Through the consortium ACS is giving access to 38 current full-text e-journals including the ACS Legacy Archives having backfiles of all the journals from vol.1 issue.1
The American Institute of Physics (AIP) is a non-profit corporation chartered in 1931 to advance and diffuse the knowledge of physics and its application to human welfare. An umbrella organization for 10 Member Societies, AIP represents more than 134,000 scientists, engineers and educators and is one of the world's largest publishers of physics journals.AIP's prestigious core journals (journals.aip.org) - many of which are among the most highly cited in their field - form the core of physics literature in libraries worldwide. With their high technical and editorial standards, these publications attract the most vital and current research papers from the world's leading authorities in fields ranging from chemistry, mathematics, fluid dynamics, and more. AIP's online platform(Scitation) hosts more than 1,000,000 articles from more than 170 scholarly publications for 25 learned society publishers, in fields including physics, chemistry, geoscience, engineering, acoustics, and more.

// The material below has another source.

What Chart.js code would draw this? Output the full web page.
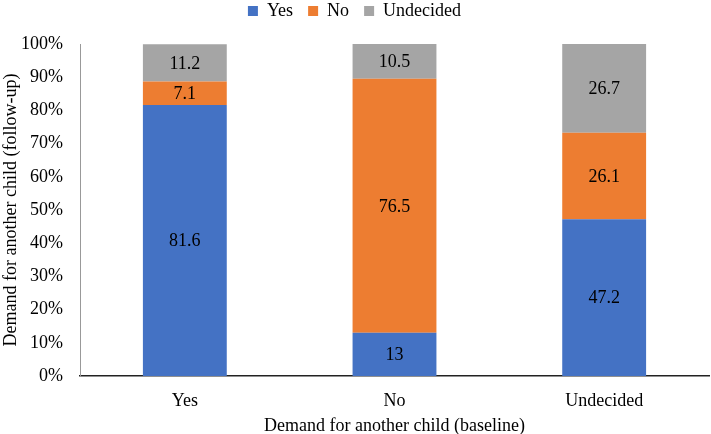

The members of the consortium have access to 18 Full text journals (10 AIP and 8 from AIP's member societies) with Archival access from 1997 onwards for most of the journals.
The American Physical Society was founded on May 20, 1899, when 36 physicists gathered at Columbia University for that purpose. . In 1913, the APS took over the operation of the Physical Review, which had been founded in 1893 at Cornell, and journal publication became its second major activity. Physical Review was followed by Reviews of Modern Physics in 1929, and by Physical Review Letters in 1958. Over the years, Physical Review has subdivided into five separate sections as the fields of physics have proliferated and the number of submissions grew.
Through the consortium access of 8 Full text journals is available from 1997 onwards. Also the PROLA (Physical Review Online Archive) search engine (which indexes all APS journal material published from 1893 to present) is now freely available to all users.